Seven names will be added to the National LGBTQ Wall of Honor at the historic Stonewall Inn.
The 2023 class of honorees: actor Leslie Jordan, playwright Terrence McNally, lesbian activist Achebe Betty Powell, art patron J. Frederic “Fritz” Lohman, drag queens Darcelle XV and Heklina and transgender activist Gloria Allen.
The induction ceremony is June 22 at Stonewall Inn in New York, the first U.S. National Monument dedicated to the LGBT rights movement.
The Wall of Honor is a posthumous celebration of people who played a crucial role in LGBTQ liberation. It also serves as an educational tool for future generations, said its founder, San Diego City Commissioner Nicole Murray Ramirez.
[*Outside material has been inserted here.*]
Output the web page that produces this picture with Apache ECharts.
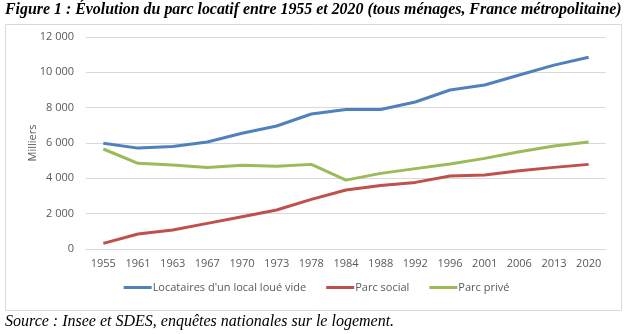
<!DOCTYPE html>
<html><head><meta charset="utf-8">
<script src="https://cdn.jsdelivr.net/npm/echarts@6/dist/echarts.min.js"></script>
<style>html,body{margin:0;padding:0;background:#fff;}#c{width:633px;height:334px;}</style>
</head><body><div id="c"></div>
<script>
const years = ['1955','1961','1963','1967','1970','1973','1978','1984','1988','1992','1996','2001','2006','2013','2020'];
const locataires = [5990,5710,5800,6060,6550,6960,7640,7900,7900,8320,9000,9280,9850,10410,10850];
const parcSocial = [320,850,1080,1450,1830,2210,2810,3340,3600,3770,4130,4190,4430,4620,4790];
const parcPrive = [5660,4850,4750,4620,4740,4680,4790,3900,4280,4550,4810,5130,5510,5830,6060];
const seriesNames = ['Locataires d\'un local loué vide','Parc social','Parc privé'];
const colors = ['#4F81BD','#C0504D','#9BBB59'];

const chart = echarts.init(document.getElementById('c'));
const fmt = v => String(v).replace(/\B(?=(\d{3})+(?!\d))/g, ' ');
const mk = (name, data, color) => ({
  name, type:'line', data, symbol:'none', smooth:false,
  lineStyle:{color, width:3}, itemStyle:{color}
});
chart.setOption({
  animation:false,
  graphic:[
    {type:'text', left:5, top:2, style:{text:'Figure 1 : Évolution du parc locatif entre 1955 et 2020 (tous ménages, France métropolitaine)', font:'italic bold 15.9px "Liberation Serif"', fill:'#000'}},
    {type:'rect', shape:{x:5.5, y:24.5, width:616, height:286}, style:{fill:'none', stroke:'#d9d9d9', lineWidth:1}},
    {type:'text', left:5, top:314, style:{text:'Source : Insee et SDES, enquêtes nationales sur le logement.', font:'italic 16px "Liberation Serif"', fill:'#000'}}
  ],
  grid:{left:86, right:27, top:37, bottom:85},
  legend:{
    data:seriesNames, bottom:36, left:'center', icon:'rect', itemWidth:28, itemHeight:3, itemGap:20,
    textStyle:{color:'#595959', fontSize:11, fontFamily:'"Open Sans"', padding:[0,0,0,-4]}
  },
  xAxis:{
    type:'category', data:years, boundaryGap:true,
    axisLine:{show:true, lineStyle:{color:'#d9d9d9'}}, axisTick:{show:false},
    axisLabel:{color:'#595959', fontSize:11, fontFamily:'"Open Sans"', margin:9, interval:0}
  },
  yAxis:{
    type:'value', min:0, max:12000, interval:2000,
    name:'Milliers', nameLocation:'middle', nameGap:48, nameRotate:90, nameMoveOverlap:false,
    nameTextStyle:{color:'#595959', fontSize:11, fontFamily:'"Open Sans"'},
    axisLine:{show:false}, axisTick:{show:false},
    splitLine:{lineStyle:{color:'#d9d9d9'}},
    axisLabel:{color:'#595959', fontSize:11, fontFamily:'"Open Sans"', margin:12, formatter:fmt}
  },
  series:[mk(seriesNames[0], locataires, colors[0]), mk(seriesNames[1], parcSocial, colors[1]), mk(seriesNames[2], parcPrive, colors[2])]
});
</script></body></html>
“I founded the National LGBTQ Wall of Honor because I believe that a community — indeed a civil rights movement — that doesn’t know where it came from and whose shoulders it stands on doesn’t really know where it’s going,” said Ramirez, who also holds the title of Queen Mother of the Americas of the International Imperial Court System.
Jordan used his Southern styled comedic wit to great success in the breakthrough television show, Will & Grace. McNally, a five-time Tony Award winner, brought sensitive issues to light with works such as Love, Valour & Compassion.
Powell was the first Black lesbian to sit on the board of directors of what is now the National LGBTQ Task Force and was invited to the White House by former President Jimmy Carter. Lohman created space for avant-garde queer art in New York and was instrumental in the formation of the Soho District.
The big-haired and bejeweled Darcelle XV, aka Walter Cole, set the standard for female impersonators in Portland, Oregon, performing into her nineties to claim the crown of oldest working drag queen. Stefan Grygelko’s Heklina was a San Francisco icon, who founded the legendary drag club TrannyShack and coordinated numerous community events throughout the Bay Area.
Allen ran a charm school for trans youth in Chicago, often paying out of her own pocket to help feed teenagers who had been bullied, abused or ostracized by their family.